# Second stage partner visa grant for visa for 1 year?



## Guest (Mar 12, 2012)

I received notification that both our son and I have been granted the second stage spouse visa today.

But according to the letter it only gives rentry until 6th March next year! This is in bold at the top of the letter. *"Notification of a Patrner (BC 100) visa. Multiple re-entries on this visa permitted until 06 March 2013"*

Beneath is the template "About your visa" where it states the partner visa has a rentry period of 5 years. But this appears to be a template not specific to our application.

I've emailed AHC but don't expect a reply for a few days at least. But has anyone heard of this happening before? I'm baffled as to why we would only get a year long visa. Maybe something to do with the new RRV rules?


----------



## stormgal (Sep 30, 2009)

_shel said:


> I received notification that both our son and I have been granted the second stage spouse visa today.
> 
> But according to the letter it only gives rentry until 6th March next year! This is in bold at the top of the letter. *"Notification of a Patrner (BC 100) visa. Multiple re-entries on this visa permitted until 06 March 2013"*
> 
> ...


Wow, that's a big change. In any case, I hope they reply back you get what you want.


----------



## nonny1983 (Jul 20, 2011)

Mine is the 100 visa too and iv only got re- entry for a year also after that if I wanted to travel is have to get a rrv.


----------



## Guest (Mar 13, 2012)

Ohh this is worrying! When did you get granted your spouse visa? Onshore or offshore? Do you have any idea why only a year? I'm puzzled because it's meant to be 5 years re entry.


----------



## nonny1983 (Jul 20, 2011)

I got mine granted offshore in October 2011 ( didn't have the 309 due to amount of time iv been married and the fact we have 3 children) it states multiple re - enteries until Oct 2012. 
No idea why only a year when it was 5?


----------



## Guest (Mar 13, 2012)

Not good, how very odd.
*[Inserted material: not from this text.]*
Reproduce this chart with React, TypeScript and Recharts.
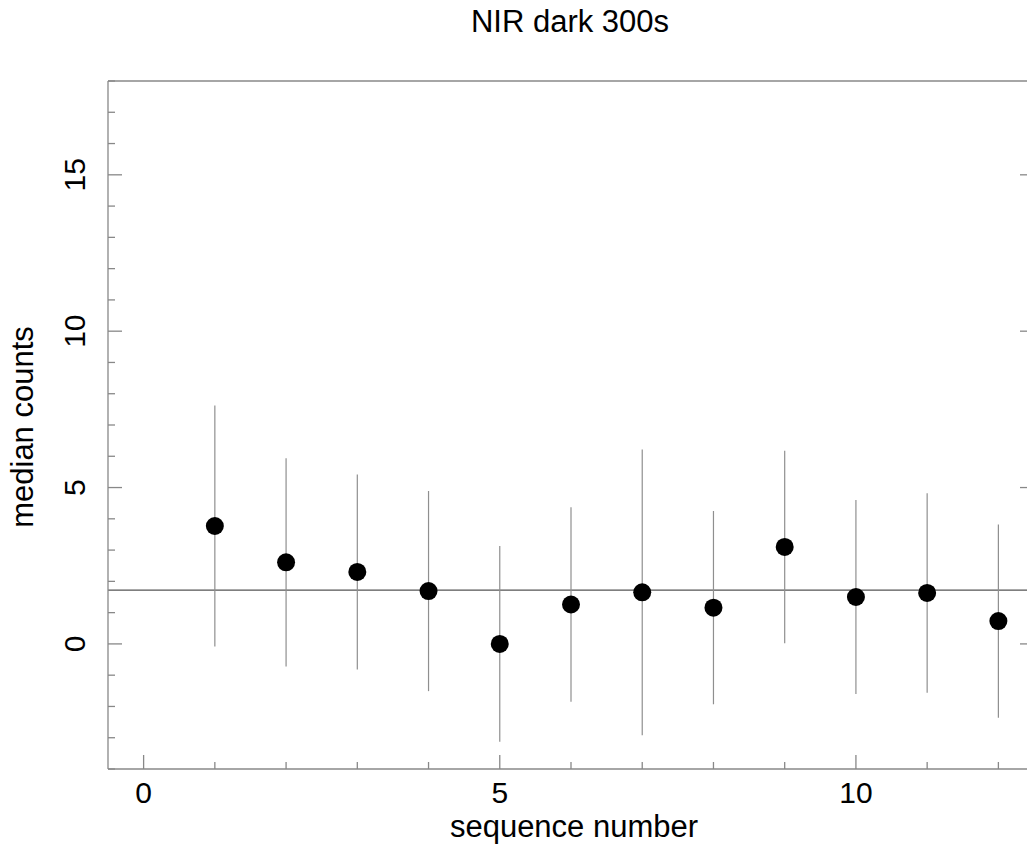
import { ScatterChart, Scatter, XAxis, YAxis, ErrorBar, ReferenceLine, Label } from "recharts";

const sequence = [1, 2, 3, 4, 5, 6, 7, 8, 9, 10, 11, 12];
const medianCounts = [3.77, 2.61, 2.3, 1.69, 0.0, 1.26, 1.65, 1.16, 3.1, 1.5, 1.63, 0.73];
const countErrors = [3.85, 3.33, 3.12, 3.2, 3.13, 3.11, 4.57, 3.09, 3.08, 3.1, 3.19, 3.09];
const meanLevel = 1.72;

const xTicks = [0, 1, 2, 3, 4, 5, 6, 7, 8, 9, 10, 11, 12];
const yTicks = [-4, -3, -2, -1, 0, 1, 2, 3, 4, 5, 6, 7, 8, 9, 10, 11, 12, 13, 14, 15, 16, 17, 18];
const labelledTicks = [0, 5, 10, 15];

const FONT = '"Liberation Sans", Arial, Helvetica, sans-serif';
const FRAME = "#888";
const TEXT = "#000";

const points = sequence.map((s, i) => ({ seq: s, median: medianCounts[i], err: countErrors[i] }));

// tick marks point inward on every side; majors are longer
const tickLen = (v: number) => (v % 5 === 0 ? 14 : 7);

const BottomTick = ({ x, y, payload }: any) => {
  const v = payload.value;
  return (
    <g>
      <line x1={x} y1={y} x2={x} y2={y - tickLen(v)} stroke={FRAME} strokeWidth={1.3} />
      {labelledTicks.includes(v) && (
        <text x={x} y={y + 34} textAnchor="middle" fontSize={30} fontFamily={FONT} fill={TEXT}>
          {v}
        </text>
      )}
    </g>
  );
};

const TopTick = ({ x, y, payload }: any) => (
  <line x1={x} y1={y} x2={x} y2={y + tickLen(payload.value)} stroke={FRAME} strokeWidth={1.3} />
);

const LeftTick = ({ x, y, payload }: any) => {
  const v = payload.value;
  return (
    <g>
      <line x1={x} y1={y} x2={x + tickLen(v)} y2={y} stroke={FRAME} strokeWidth={1.3} />
      {labelledTicks.includes(v) && (
        <text
          x={x - 23}
          y={y}
          textAnchor="middle"
          fontSize={30}
          fontFamily={FONT}
          fill={TEXT}
          transform={`rotate(-90, ${x - 23}, ${y})`}
        >
          {v}
        </text>
      )}
    </g>
  );
};

const RightTick = ({ x, y, payload }: any) => (
  <line x1={x} y1={y} x2={x - tickLen(payload.value)} y2={y} stroke={FRAME} strokeWidth={1.3} />
);

const Dot = (props: any) => <circle cx={props.cx} cy={props.cy} r={9} fill="#000" />;

export default function App() {
  return (
    <div
      style={{
        position: "fixed",
        left: 0,
        top: 0,
        width: 1027,
        height: 849,
        overflow: "hidden",
        background: "#fff",
      }}
    >
      <ScatterChart width={1040} height={849} margin={{ top: 61, right: 0, bottom: 40, left: 48 }}>
        <XAxis
          xAxisId="b"
          type="number"
          dataKey="seq"
          domain={[-0.5, 12.5]}
          ticks={xTicks}
          allowDataOverflow
          height={40}
          tickSize={0}
          tickMargin={0}
          tickLine={false}
          axisLine={{ stroke: FRAME, strokeWidth: 1.3 }}
          tick={<BottomTick />}
          interval={0}
        >
          <Label
            content={({ viewBox }: any) => (
              <text
                x={viewBox.x + viewBox.width / 2 + 3}
                y={viewBox.y + 68}
                textAnchor="middle"
                fontSize={31}
                fontFamily={FONT}
                fill={TEXT}
              >
                sequence number
              </text>
            )}
          />
        </XAxis>
        <XAxis
          xAxisId="t"
          orientation="top"
          type="number"
          domain={[-0.5, 12.5]}
          ticks={xTicks}
          allowDataOverflow
          height={20}
          tickSize={0}
          tickMargin={0}
          tickLine={false}
          axisLine={{ stroke: FRAME, strokeWidth: 1.3 }}
          tick={<TopTick />}
          interval={0}
        >
          <Label
            content={({ viewBox }: any) => (
              <text
                x={viewBox.x + viewBox.width / 2 - 1}
                y={viewBox.y - 29}
                textAnchor="middle"
                fontSize={31}
                fontFamily={FONT}
                fill={TEXT}
              >
                NIR dark 300s
              </text>
            )}
          />
        </XAxis>
        <YAxis
          yAxisId="l"
          type="number"
          dataKey="median"
          domain={[-4, 18]}
          ticks={yTicks}
          allowDataOverflow
          width={60}
          tickSize={0}
          tickMargin={0}
          tickLine={false}
          axisLine={{ stroke: FRAME, strokeWidth: 1.3 }}
          tick={<LeftTick />}
          interval={0}
        >
          <Label
            content={({ viewBox }: any) => {
              const cx = viewBox.x - 15;
              const cy = viewBox.y + viewBox.height / 2 + 2;
              return (
                <text
                  x={cx}
                  y={cy}
                  textAnchor="middle"
                  fontSize={31}
                  fontFamily={FONT}
                  fill={TEXT}
                  transform={`rotate(-90, ${cx}, ${cy})`}
                >
                  median counts
                </text>
              );
            }}
          />
        </YAxis>
        <YAxis
          yAxisId="r"
          orientation="right"
          type="number"
          domain={[-4, 18]}
          ticks={yTicks}
          allowDataOverflow
          width={6}
          tickSize={0}
          tickMargin={0}
          tickLine={false}
          axisLine={{ stroke: FRAME, strokeWidth: 1.3 }}
          tick={<RightTick />}
          interval={0}
        />
        <ReferenceLine xAxisId="b" yAxisId="l" y={meanLevel} stroke="#555" strokeWidth={1.2} />
        <Scatter
          xAxisId="b"
          yAxisId="l"
          data={points}
          shape={<Dot />}
          isAnimationActive={false}
        >
          <ErrorBar dataKey="err" direction="y" width={0} stroke="#8f8f8f" strokeWidth={1.2} isAnimationActive={false} />
        </Scatter>
      </ScatterChart>
    </div>
  );
}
Think I might need to speak to an agent because at this rate I wont qualify for a RRV! I'm going to be studying, specifically so I can work in Australia can you believe. And wont be able to get back their permanently before March next year. Would be the following summer before my course is finished. 

They're getting pretty strict with the new RRV rules, only granting 1yr or 3 months, so it may have all been a huge waste of time!


----------



## nonny1983 (Jul 20, 2011)

Iv not looked into the rrv's properly must admit as not planning on going home for a while. 
Can you not study in Aust? My plan is to study once 2 years is over with and ill qualify for aus study. Atm its fine with just the hubby working but it gets kind of lonely being home with the kids on your own all the time.
Hope you can sort something out.


----------



## Guest (Mar 13, 2012)

Nope, need the student loans to pay the fees! Couldn't afford them with only hubby working & me studying. Did you get a visa put in your passport? Is the last entry 1yr? I was hoping it was some typing error.


----------



## nonny1983 (Jul 20, 2011)

No mine is an e visa, all details are online. I'll try find my log in and find the exact wording if that helps?


----------



## whatnext (Dec 27, 2011)

I believe the 5 yr reentry is mostly applicable for onshore applications because you have to have spent 2 yrs out of the last 5 living in oz.

It's essentially the same rules as Resident Return Visa's.


----------



## nonny1983 (Jul 20, 2011)

Actually after logging onto vevo it says mine is valid for 5 years. 
The email I have, the grant letter says must not enter after 05/10/12 so maybe that was a typo? Confused now. Will ring immigration sometime today and find out I think.


----------



## whatnext (Dec 27, 2011)

Yes best to ring and check anyway. That 2012 is the date that you have to enter Australia by to validate your visa. Once thats done you can come and go within the 5 yrs time frame. All visa's offshore have an entry date deadline. Apologies I misread the previous posts.


----------



## Guest (Mar 14, 2012)

Ohh please tell me what they say. I've tried to ring London AHC without much luck, not getting through or talking to people that don't know much!

I initially thought it might be part of the new RRV rules but it can't be, its not a RRV!!! The letter doesn't say must enter before like my 309 grant letter with an explanation of why & what will happen if I don't. It says valid until! 

If we have to validtate, we'll have to find a way but move again no way!


----------



## nonny1983 (Jul 20, 2011)

Sorry shel iv not had time to call them today, had to get my son from school sick. Will try tmw. Could it be a typo?


----------



## Guest (Mar 14, 2012)

I think they use templates & maybe are using the wrong one! Hoping anyway because this is a huge change for spouse visas that was not advised anywhere, even the diac site still says its valid for 5. Also does it apply to all visas or just spouse if its not a typo?


----------



## nonny1983 (Jul 20, 2011)

Can you use the online vevo system? My grant email said must not enter after 05/10/12 but my actual visa details online say must not enter after 05/10/2016 so five years. Wouldn't have checked if not for this post. I can't see them not letting you come back if your a permanent resident especially as your under the spouse class. 
I did read today tho that the rrv are only valid for either 3 months or 1 year.


----------



## Guest (Mar 14, 2012)

I don't have a password & you have to rng australia to get one! Is that right?


----------



## nonny1983 (Jul 20, 2011)

Yes you do but its less than five mins on the phone so shouldn't cost much. You will need your visa and passport numbers, they ask a few security questions and give u a password.


----------